Clinical trial data indicate that supportive interactions with health care providers can benefit patients and may be especially helpful for people who tend to be reclusive (keep to themselves). In a trial funded in part by NCCIH and published in Social Science & Medicine, participants with irritable bowel syndrome (IBS) who received placebo (simulated) acupuncture had some improvement in symptoms, but those who also received support from the acupuncture practitioner experienced even greater improvement.

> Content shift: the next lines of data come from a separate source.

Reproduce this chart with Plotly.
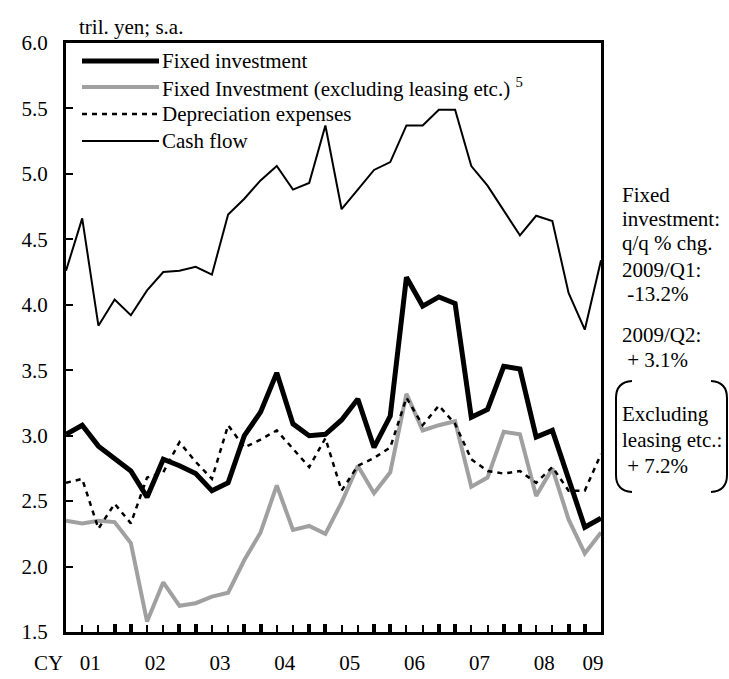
import plotly.graph_objects as go

# ---------------- data ----------------
quarters = [f"{y}Q{q}" for y in range(2001, 2010) for q in range(1, 5)][:34]
year_labels = ["01", "02", "03", "04", "05", "06", "07", "08", "09"]

fixed_investment = [3.01, 3.08, 2.92, 2.83, 2.73, 2.53, 2.82, 2.77, 2.71, 2.58,
                    2.64, 3.00, 3.18, 3.48, 3.09, 3.00, 3.01, 3.12, 3.28, 2.91,
                    3.15, 4.21, 3.99, 4.06, 4.01, 3.14, 3.20, 3.53, 3.51, 2.99,
                    3.04, 2.67, 2.30, 2.37]
fixed_inv_ex_leasing = [2.35, 2.33, 2.35, 2.34, 2.18, 1.58, 1.88, 1.70, 1.72, 1.77,
                        1.80, 2.05, 2.26, 2.62, 2.28, 2.31, 2.25, 2.49, 2.77, 2.56,
                        2.72, 3.32, 3.04, 3.08, 3.11, 2.61, 2.68, 3.03, 3.01, 2.54,
                        2.75, 2.36, 2.10, 2.26]
depreciation = [2.64, 2.67, 2.29, 2.48, 2.33, 2.68, 2.72, 2.95, 2.80, 2.67,
                3.08, 2.91, 2.97, 3.04, 2.90, 2.76, 2.98, 2.58, 2.77, 2.83,
                2.91, 3.29, 3.08, 3.23, 3.09, 2.82, 2.73, 2.71, 2.73, 2.64,
                2.76, 2.58, 2.58, 2.86]
cash_flow = [4.26, 4.66, 3.84, 4.04, 3.92, 4.11, 4.25, 4.26, 4.29, 4.23,
             4.69, 4.81, 4.95, 5.06, 4.88, 4.93, 5.37, 4.73, 4.88, 5.03,
             5.09, 5.37, 5.37, 5.49, 5.49, 5.06, 4.91, 4.72, 4.53, 4.68,
             4.64, 4.09, 3.81, 4.34]

series_names = ["Fixed investment",
                "Fixed Investment (excluding leasing etc.) <sup>5</sup>",
                "Depreciation expenses",
                "Cash flow"]
side_notes = [["Fixed", "investment:", "q/q % chg."],
              ["2009/Q1:", " -13.2%"],
              ["2009/Q2:", " + 3.1%"],
              ["Excluding", "leasing etc.:", " + 7.2%"]]

# ---------------- layout helpers ----------------
W, H = 729, 679
L, R, T, B = 66, 128, 43, 47
PW, PH = W - L - R, H - T - B
FONT = "Liberation Serif"
FS = 21

def px(xp):
    return (xp - L) / PW

def py(yp):
    return (H - B - yp) / PH

x = list(range(len(quarters)))
n = len(quarters)
year_pos = [4 * i + 1.5 for i in range(len(year_labels) - 1)] + [n - 1.5]
thick_ticks = [i for i in x if i % 4 in (0, 3) and 0 < i < n - 1]

GRAY = "#a0a0a0"
fig = go.Figure()
fig.add_trace(go.Scatter(x=x, y=fixed_inv_ex_leasing, mode="lines",
                         line=dict(color=GRAY, width=4), name=series_names[1]))
fig.add_trace(go.Scatter(x=x, y=depreciation, mode="lines",
                         line=dict(color="black", width=2.5, dash="5px,5px"), name=series_names[2]))
fig.add_trace(go.Scatter(x=x, y=cash_flow, mode="lines",
                         line=dict(color="black", width=2), name=series_names[3]))
fig.add_trace(go.Scatter(x=x, y=fixed_investment, mode="lines",
                         line=dict(color="black", width=5), name=series_names[0]))
# carrier for the year-label axis
fig.add_trace(go.Scatter(x=x, y=cash_flow, xaxis="x2", mode="none",
                         showlegend=False, hoverinfo="skip"))

fig.update_layout(
    template="none",
    width=W, height=H,
    margin=dict(l=L, r=R, t=T, b=B, autoexpand=False),
    paper_bgcolor="white", plot_bgcolor="white",
    showlegend=False,
    font=dict(family=FONT, size=FS, color="black"),
    xaxis=dict(range=[0, n - 1], showgrid=False, zeroline=False, automargin=False,
               showline=True, linecolor="black", linewidth=3, mirror=True,
               tickmode="array", tickvals=thick_ticks, showticklabels=False,
               ticks="inside", ticklen=8, tickwidth=4, tickcolor="black",
               minor=dict(tickmode="array", tickvals=x, ticks="inside",
                          ticklen=7, tickwidth=1.5, tickcolor="black", showgrid=False)),
    xaxis2=dict(range=[0, n - 1], overlaying="x", anchor="y", side="bottom",
                showgrid=False, zeroline=False, showline=False, automargin=False,
                tickmode="array", tickvals=year_pos, ticktext=year_labels,
                ticks="outside", ticklen=12, tickcolor="rgba(0,0,0,0)",
                tickfont=dict(family=FONT, size=FS)),
    yaxis=dict(range=[1.5, 6.0], dtick=0.5, tickformat=".1f", automargin=False,
               showgrid=False, zeroline=False,
               showline=True, linecolor="black", linewidth=3, mirror=True,
               ticks="inside", ticklen=7, tickwidth=2, tickcolor="black",
               ticklabelstandoff=11, tickfont=dict(family=FONT, size=FS)),
)

annotations = []
shapes = []
# axis title
annotations.append(dict(xref="paper", yref="paper", x=px(77), y=py(27), text="tril. yen; s.a.",
                        showarrow=False, xanchor="left", yanchor="middle",
                        font=dict(family=FONT, size=FS)))
annotations.append(dict(xref="paper", yref="paper", x=px(48), y=py(663), text="CY",
                        showarrow=False, xanchor="center", yanchor="middle",
                        font=dict(family=FONT, size=FS)))

# manual legend
leg_rows = [61, 87, 114, 141]
leg_styles = [dict(color="black", width=5),
              dict(color=GRAY, width=4),
              dict(color="black", width=2.5, dash="5px,5px"),
              dict(color="black", width=2)]
for row, k in zip(leg_rows, range(4)):
    shapes.append(dict(type="line", xref="paper", yref="paper",
                       x0=px(82), x1=px(159), y0=py(row), y1=py(row), line=leg_styles[k]))
    annotations.append(dict(xref="paper", yref="paper", x=px(160), y=py(row),
                            text=series_names[k], showarrow=False,
                            xanchor="left", yanchor="middle",
                            font=dict(family=FONT, size=FS)))

# right-side notes
note_ys = [[195, 219, 243], [270, 294], [335, 360], [414, 440, 466]]
for lines, ys in zip(side_notes, note_ys):
    for t, yy in zip(lines, ys):
        annotations.append(dict(xref="paper", yref="paper", x=px(620), y=py(yy), text=t,
                                showarrow=False, xanchor="left", yanchor="middle",
                                font=dict(family=FONT, size=FS)))

# brackets
def path_px(cmds):
    out = []
    for c in cmds:
        out.append(c if isinstance(c, str) else f"{px(c[0]):.5f},{py(c[1]):.5f}")
    return " ".join(out)

lb = path_px(["M", (632, 381), "Q", (616, 382), (616, 398), "L", (616, 475), "Q", (616, 491), (632, 492)])
rb = path_px(["M", (711, 381), "Q", (727, 382), (727, 398), "L", (727, 475), "Q", (727, 491), (711, 492)])
for p in (lb, rb):
    shapes.append(dict(type="path", xref="paper", yref="paper", path=p,
                       line=dict(color="black", width=2)))

fig.update_layout(annotations=annotations, shapes=shapes)
fig.write_html("out.html", config={"displayModeBar": False},
               post_script="document.body.style.margin='0';document.body.style.overflow='hidden';")
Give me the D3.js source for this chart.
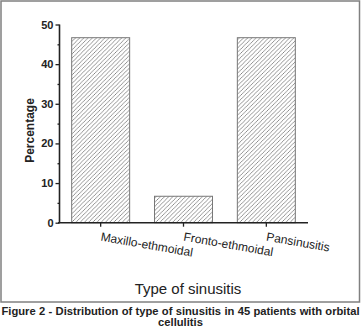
<!DOCTYPE html>
<html><head><meta charset="utf-8">
<script src="https://cdn.jsdelivr.net/npm/d3@7"></script>
<style>body{margin:0;background:#fff}svg{display:block;font-family:"Liberation Sans",Arial,sans-serif}</style>
</head><body><svg id="c" width="363" height="329"></svg>
<script>
const categories = ["Maxillo-ethmoidal", "Fronto-ethmoidal", "Pansinusitis"];
const percentages = [46.67, 6.67, 46.67];
const yTicks = [0, 10, 20, 30, 40, 50];
const xTitle = "Type of sinusitis";
const yTitle = "Percentage";
const captionLine1 = "Figure 2 - Distribution of type of sinusitis in 45 patients with orbital";
const captionLine2 = "cellulitis";

const svg = d3.select("#c");
const defs = svg.append("defs");
const pat = defs.append("pattern").attr("id","hatch").attr("patternUnits","userSpaceOnUse")
  .attr("width",4.2).attr("height",4.2);
pat.append("path").attr("d","M-1,1.05 l2.1,-2.1 M0,4.2 l4.2,-4.2 M3.15,5.25 l2.1,-2.1").attr("stroke","#7a7a7a").attr("stroke-width",0.8);

// frame
svg.append("rect").attr("x",1).attr("y",1).attr("width",358.5).attr("height",301)
  .attr("fill","none").attr("stroke","#808080").attr("stroke-width",1.5);

const x = d3.scaleBand().domain(categories).range([59, 308]).paddingInner(0.3).paddingOuter(0.153);
const y = d3.scaleLinear().domain([0, 50]).range([222.7, 24.5]);

svg.selectAll("rect.bar").data(percentages).join("rect").attr("class","bar")
  .attr("x",(d,i)=>x(categories[i])).attr("width",x.bandwidth())
  .attr("y",d=>y(d)).attr("height",d=>y(0)-y(d))
  .attr("fill","url(#hatch)").attr("stroke","#777").attr("stroke-width",1);

// y axis
const yAxis = svg.append("g").attr("transform","translate(59.5,0)")
  .call(d3.axisLeft(y).tickValues(yTicks).tickSize(4).tickPadding(2));
yAxis.select(".domain").attr("stroke","#222").attr("stroke-width",1.6).attr("d",`M0,${y(50)}V${y(0)}`);
yAxis.selectAll(".tick line").attr("stroke","#222").attr("stroke-width",1.3);
yAxis.selectAll(".tick text").attr("font-size",11).attr("font-weight","bold").attr("fill","#222")
  .attr("font-family","Liberation Sans, Arial, sans-serif");
const minor = svg.append("g").attr("transform","translate(59.5,0)")
  .call(d3.axisLeft(y).tickValues([5,15,25,35,45]).tickSize(2).tickFormat(""));
minor.select(".domain").remove();
minor.selectAll(".tick line").attr("stroke","#222").attr("stroke-width",1.3);

// x axis
const xAxis = svg.append("g").attr("transform",`translate(0,${y(0)})`)
  .call(d3.axisBottom(x).tickSize(4).tickSizeOuter(0).tickFormat(""));
xAxis.select(".domain").attr("stroke","#222").attr("stroke-width",1.6).attr("d","M58,0H308");
xAxis.selectAll(".tick line").attr("stroke","#222").attr("stroke-width",1.3);

// rotated category labels
svg.selectAll("text.cat").data(categories).join("text").attr("class","cat")
  .attr("transform",d=>`translate(${x(d)+x.bandwidth()/2+1},${232}) rotate(10)`)
  .attr("dy","0.72em").attr("font-size",12).attr("fill","#222")
  .text(d=>d);

// axis titles
svg.append("text").attr("x",188).attr("y",294).attr("text-anchor","middle")
  .attr("font-size",15).attr("fill","#222").text(xTitle);
svg.append("text").attr("transform","translate(33.5,130.5) rotate(-90)").attr("text-anchor","middle")
  .attr("font-size",12).attr("font-weight","bold").attr("fill","#222").text(yTitle);

// caption, justified line 1
const words = captionLine1.split(" ");
const cg = svg.append("g").attr("font-size",11.2).attr("font-weight","bold").attr("fill","#222");
const tw = words.map(w=>cg.append("text").attr("y",315).text(w));
const widths = tw.map(t=>t.node().getComputedTextLength());
const total = d3.sum(widths);
const left = 1.5, right = 359.5;
const gap = (right-left-total)/(words.length-1);
let cx = left;
tw.forEach((t,i)=>{ t.attr("x",cx); cx += widths[i]+gap; });
cg.append("text").attr("x",180.5).attr("y",326).attr("text-anchor","middle").text(captionLine2);
</script></body></html>
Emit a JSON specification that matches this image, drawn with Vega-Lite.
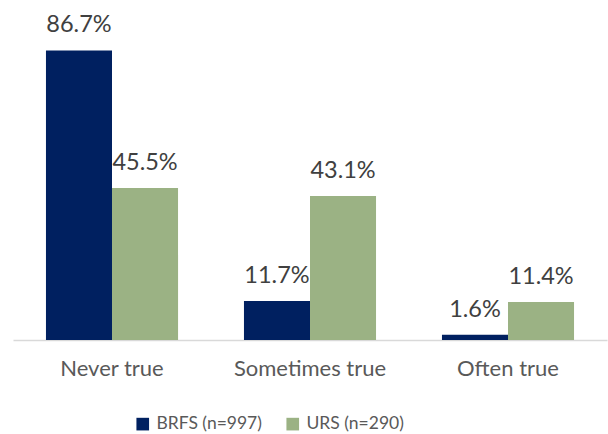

Researchers from Harvard Medical School Osher Research Center and other Boston-area institutions randomly assigned participants with IBS to one of three groups: wait list (assessment and observation only), placebo acupuncture alone (minimal interaction with the practitioner), or placebo acupuncture plus supportive interaction with the practitioner (detailed questions, expressions of empathy, attentive listening, etc.). Simulated acupuncture alone yielded modest improvement of IBS symptoms, but when combined with supportive interaction simulated acupuncture brought significant improvement. Upon further analysis of participant characteristics (452 background, medical, psychological, and social factors for 289 participants) to see whether some participants benefited more than others from the supportive interaction, only two factors—reclusiveness and previous trial experience—stood out. (The analysis also suggested that participants who did not receive practitioner support benefited from getting a chance to talk about their experiences in an interview.) To sift through the many factors and ensure important results weren't inadvertently eliminated, this study used a statistical technique widely used in genomics research to test thousands of genes for links to diseases.
In light of these findings, the authors recommended additional research to explore the role of patient-practitioner interactions and other social factors in healing.